New Hampshire Democratic Sen. Jeanne Shaheen accused Republican challenger Scott Brown of "fear mongering" over the Ebola crisis Tuesday in a debate in Concord during which the candidates also clashed over the Islamic State of Iraq and Syria and health care.
The Senate race remains highly competitive in the final stretch, and Democrats are fighting to keep control of the Senate. Shaheen leads Brown by an average of just 2.6 points in recent polls, according to an analysis by RealClearPolitics.
Brown, whose campaign has focused intensely on national security issues in recent months, accused President Obama of failing to protect Americans from Ebola. “The president said we’re not going to have any issues here, we’re going to stamp it out in its tracks, and we had one person die and two others infected,” Brown said. He argued that the White House needs to implement a complete travel ban on individuals from African countries battling the virus, a move health officials and medical experts have warned could be counterproductive.
Shaheen said she was open to a travel ban “if we can figure out that actually improves the situation” and cited her work as New Hampshire governor instituting safety protocols during the 2001 Anthrax attacks as proof of her credentials. “We need to work together,” she said. “What we don’t need are people who are fear mongering, who are spreading panic in the public, because this is serious.”
“I’m not fear mongering, I’m actually talking about something that’s very important and relevant to people in New Hampshire,” Brown responded.
Brown urged shutting down the United States' southern border to guard against a possible incursion by terrorists and chided Obama both for not reaching an agreement to keep troops in Iraq earlier and for ruling out ground troops in the future.
“My question to the president and Sen. Shaheen is what happens if airstrikes don’t work?” Brown asked.
Shaheen said she supported confronting ISIS, but accused Brown of hyping threats once again.
“I don’t think we should send [U.S. troops] back as an occupying force as my opponent has suggested,” she said. “We do need to address the threat of ISIS. This is another issue where we need serious people working together in a way that is really going to address this threat, not fear mongering and raising claims that its going to bring down the country.”
Turning to immigration, moderator Chuck Todd of NBC News' "Meet the Press" asked Brown to name specific metrics he would use to actually determine whether the border was sufficiently secure.
“You know it’s secure when people don’t come across it,” Brown said.
Shaheen noted that the bipartisan Senate immigration bill she voted for included billions of dollars for fencing and additional border patrol agents.
“If you really want to secure the border then my opponent would take up that Senate bill,” she said.
Brown repeatedly cited an analysis indicating that Shaheen had voted “99% of the time” with Obama and the debate’s moderators pressed each candidate to demonstrate their independence from party leaders.

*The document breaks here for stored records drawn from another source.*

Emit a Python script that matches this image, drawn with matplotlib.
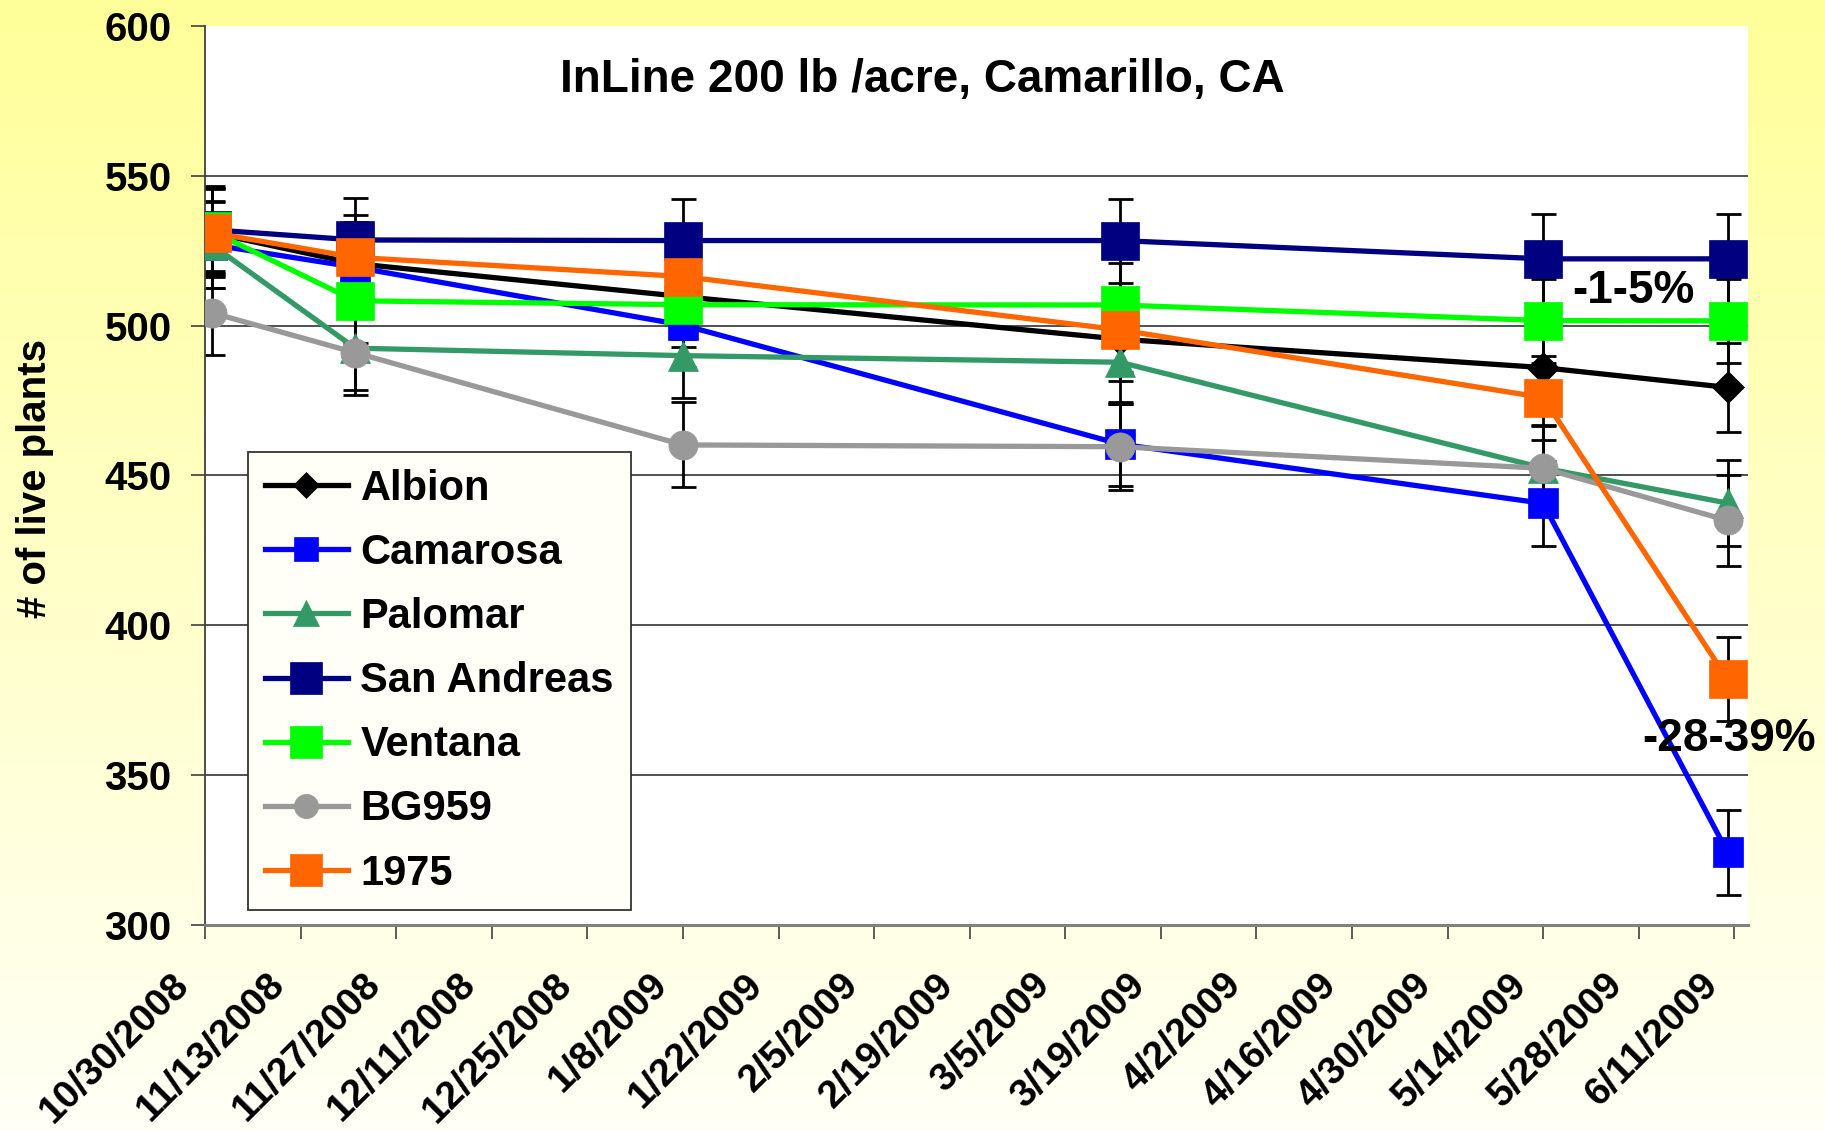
import numpy as np
import pandas as pd
import matplotlib.pyplot as plt
from matplotlib.transforms import ScaledTranslation

plt.rcParams['font.family'] = ['Liberation Sans', 'DejaVu Sans']
plt.rcParams['font.weight'] = 'bold'

# sampling dates and plant counts
sample_dates = pd.to_datetime(['2008-10-31', '2008-11-21', '2009-01-08',
                               '2009-03-13', '2009-05-14', '2009-06-10'])

series_names = ['Albion', 'Camarosa', 'Palomar', 'San Andreas', 'Ventana', 'BG959', '1975']
albion = [531, 520.7, 509.7, 495.5, 486, 479.4]
camarosa = [527, 519.5, 500.2, 460.5, 440.7, 324.3]
palomar = [527, 492.5, 490, 487.8, 452.5, 440.8]
san_andreas = [532, 528.6, 528.4, 528.4, 522.3, 522.3]
ventana = [531.5, 508.3, 507, 506.9, 501.7, 501.6]
bg959 = [504.3, 491, 460.2, 459.6, 452.4, 435]
y1975 = [531, 522.8, 516.4, 498.6, 476, 382]

# error bars (+/-)
albion_err = [14.5, 14, 14, 14, 14.5, 14.8]
camarosa_err = [14.3, 14, 14, 14, 14.2, 14.2]
palomar_err = [14.5, 14, 14, 14, 14.3, 14.3]
san_andreas_err = [14.5, 14, 13.8, 14, 15, 15]
ventana_err = [14.4, 14, 14, 14, 14, 14]
bg959_err = [14.1, 14, 14.2, 14.3, 14, 15.3]
y1975_err = [14.8, 14, 14, 14, 14, 14]

tick_labels = ['10/30/2008', '11/13/2008', '11/27/2008', '12/11/2008', '12/25/2008',
               '1/8/2009', '1/22/2009', '2/5/2009', '2/19/2009', '3/5/2009',
               '3/19/2009', '4/2/2009', '4/16/2009', '4/30/2009', '5/14/2009',
               '5/28/2009', '6/11/2009']

values = [albion, camarosa, palomar, san_andreas, ventana, bg959, y1975]
errs = [albion_err, camarosa_err, palomar_err, san_andreas_err, ventana_err, bg959_err, y1975_err]
colors = ['#000000', '#0000FF', '#339966', '#000080', '#00FF00', '#999999', '#FF6600']
markers = ['D', 's', '^', 's', 's', 'o', 's']
msizes = [16.5, 21, 22, 27, 27, 21, 27]

fig = plt.figure(figsize=(18.25, 11.31), dpi=100)

# yellow gradient background
bg = fig.add_axes([0, 0, 1, 1], zorder=-10)
grad = np.linspace(0, 1, 256).reshape(-1, 1)
top = np.array([1.0, 1.0, 0.60])
bot = np.array([1.0, 1.0, 0.965])
img = top + (bot - top) * grad[:, :, None]
bg.imshow(img, aspect='auto', extent=[0, 1, 0, 1])
bg.axis('off')

ax = fig.add_axes([205 / 1825, 1 - 925 / 1131, 1543 / 1825, 899 / 1131])
ax.set_facecolor('white')

for v, e in zip(values, errs):
    ax.errorbar(sample_dates, v, yerr=e, fmt='none', ecolor='black',
                elinewidth=2, capsize=9, capthick=2, zorder=2)

for name, v, c, m, ms in zip(series_names, values, colors, markers, msizes):
    ax.plot(sample_dates, v, color=c, marker=m, ms=ms, mec=c, mew=0.5,
            lw=3.8, label=name, zorder=3)

ax.set_ylim(300, 600)
ax.set_yticks(np.arange(300, 601, 50))
for yv in np.arange(350, 551, 50):
    ax.axhline(yv, color='#202020', lw=1.1, zorder=1)

ax.set_xlim(pd.Timestamp('2008-10-30'), pd.Timestamp('2009-06-13'))
ax.set_xticks(pd.to_datetime(tick_labels, format='%m/%d/%Y'))
ax.tick_params(axis='x', direction='out', length=10, width=1.2, color='#404040', pad=20)
ax.tick_params(axis='y', direction='out', length=10, width=1.2, color='#404040',
               pad=14, labelsize=29)
ax.set_xticklabels(tick_labels, rotation=45, ha='right', va='top',
                   rotation_mode='anchor', fontsize=28)
shift = ScaledTranslation(-0.34, 0, fig.dpi_scale_trans)
for lab in ax.get_xticklabels():
    lab.set_transform(lab.get_transform() + shift)

for s in ['top', 'right']:
    ax.spines[s].set_visible(False)
ax.spines['left'].set_color('#404040')
ax.spines['left'].set_linewidth(1.3)
ax.spines['bottom'].set_color('#808080')
ax.spines['bottom'].set_linewidth(2.2)

ax.text(0.465, 0.940, 'InLine 200 lb /acre, Camarillo, CA', transform=ax.transAxes,
        ha='center', va='center', fontsize=33)
ax.text(0.926, 0.705, '-1-5%', transform=ax.transAxes, ha='center', va='center',
        fontsize=33, zorder=5)
ax.text(0.988, 0.207, '-28-39%', transform=ax.transAxes, ha='center', va='center',
        fontsize=33, zorder=5, clip_on=False)

fig.text(35 / 1825, 1 - 478 / 1131, '# of live plants', rotation=90,
         ha='center', va='center', fontsize=29)

leg = ax.legend(loc='upper left', bbox_to_anchor=(248 / 1825, 1 - 452 / 1131),
                bbox_transform=fig.transFigure, fontsize=30, markerscale=0.83,
                frameon=True, fancybox=False, framealpha=1, facecolor='#FFFFF8',
                edgecolor='#333333', borderaxespad=0, borderpad=0.4,
                labelspacing=0.58, handlelength=2.0, handletextpad=0.3)
leg.get_frame().set_linewidth(1.3)
leg.set_zorder(10)

fig.savefig('out.png', dpi=100)
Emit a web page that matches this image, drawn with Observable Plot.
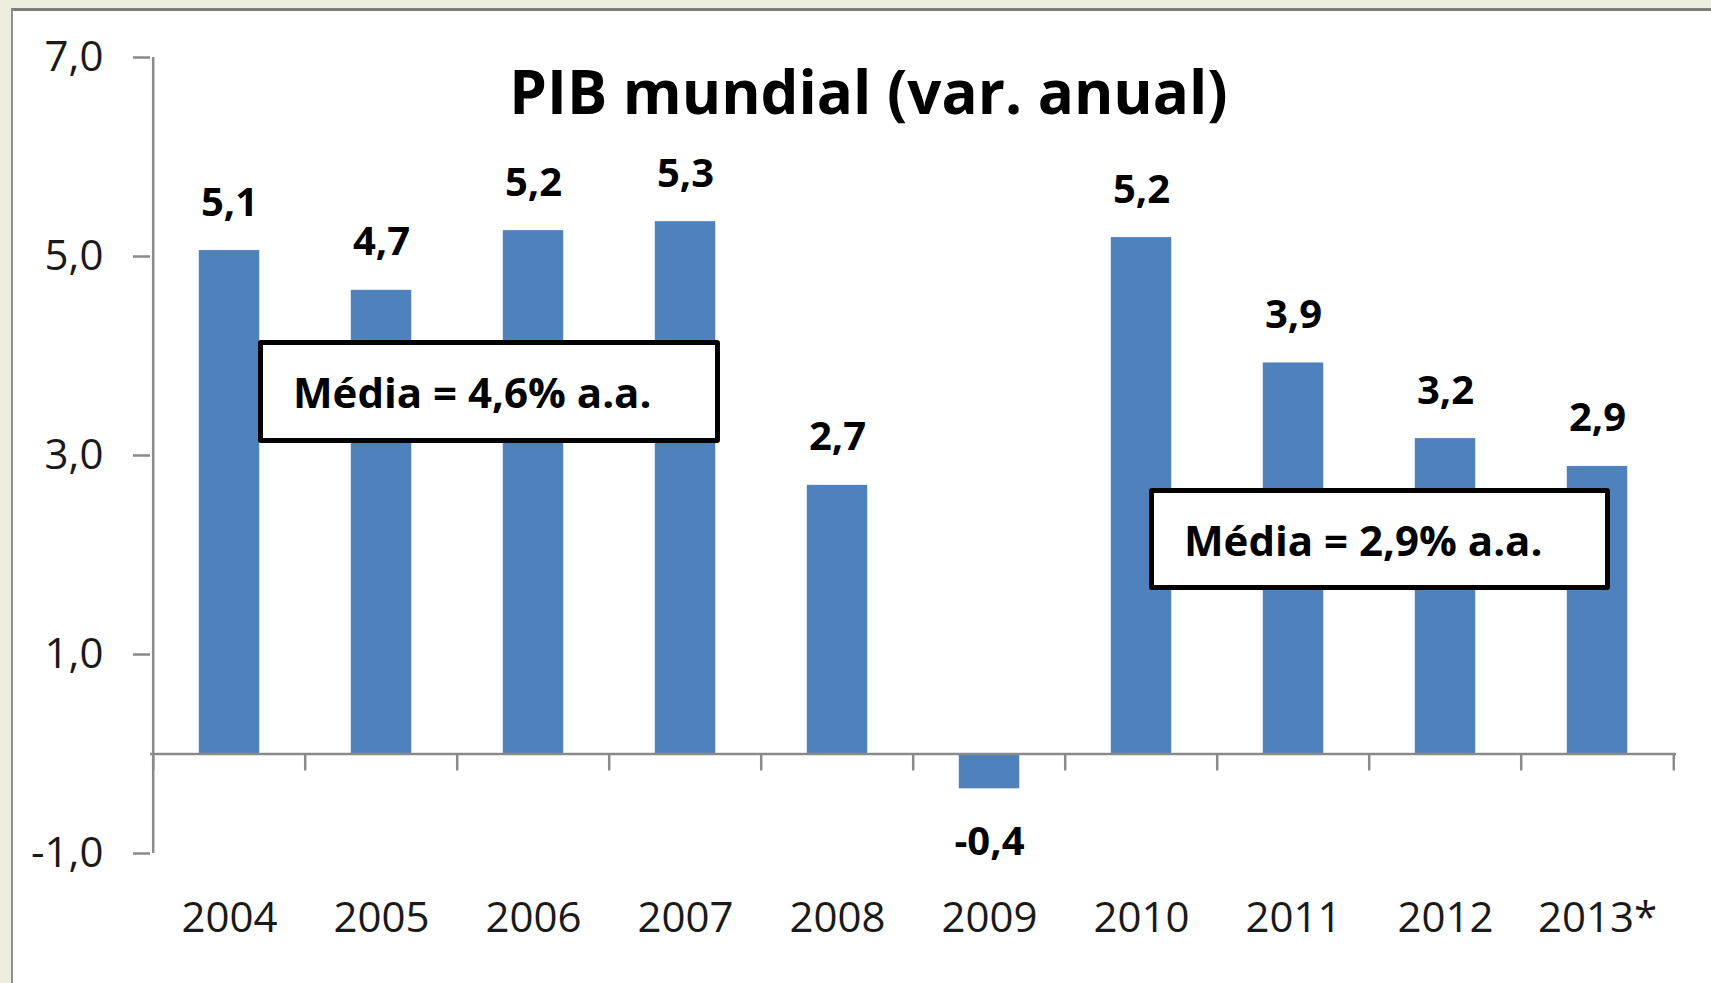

Brown was asked whether he would support Kentucky Sen. Mitch McConnell as majority leader if Republicans took the Senate. Brown did not answer, but said “he did a good job under trying circumstances” during his own time as senator from Massachusetts. Asked the same question about current Majority Leader Harry Reid, Shaheen didn’t commit to supporting him but said she hoped there would be competition from other candidates for the job.
“I’m not going to speculate on who, but I think it’s important for us to have a contest in these positions, because we need to think about how we're doing business in the Senate,” she said.
On health care, Brown repeated his intention to fully repeal the Affordable Care Act, a perennial but fruitless pursuit for Republicans.
“I’ve already voted five times to repeal it,” he said. “Sen. Shaheen voted as the deciding vote to implement it.”
Shaheen defended her work on the bill, saying she was “absolutely” proud to have passed it. She accused Brown of seeking to take away health care benefits from New Hampshire residents who obtained it under the law.
“I think making sure almost 100,000 people in New Hampshire have access to health care is real progress for people in the state,” she said.
In an unusual position for a Republican candidate this year, Brown defended himself from charges he would remove coverage from thousands of residents by citing his vote for Mitt Romney’s universal health care law as a state legislator in Massachusetts.
“Of course I want everyone to have health care,” Brown said. “I supported a bill that did just that. It worked for that state.”
As Obama often pointed out in his re-election campaign, Democrats credit Romney’s law with providing the framework for the Affordable Care Act. Republican leaders outside of Massachusetts largely disowned it as a result.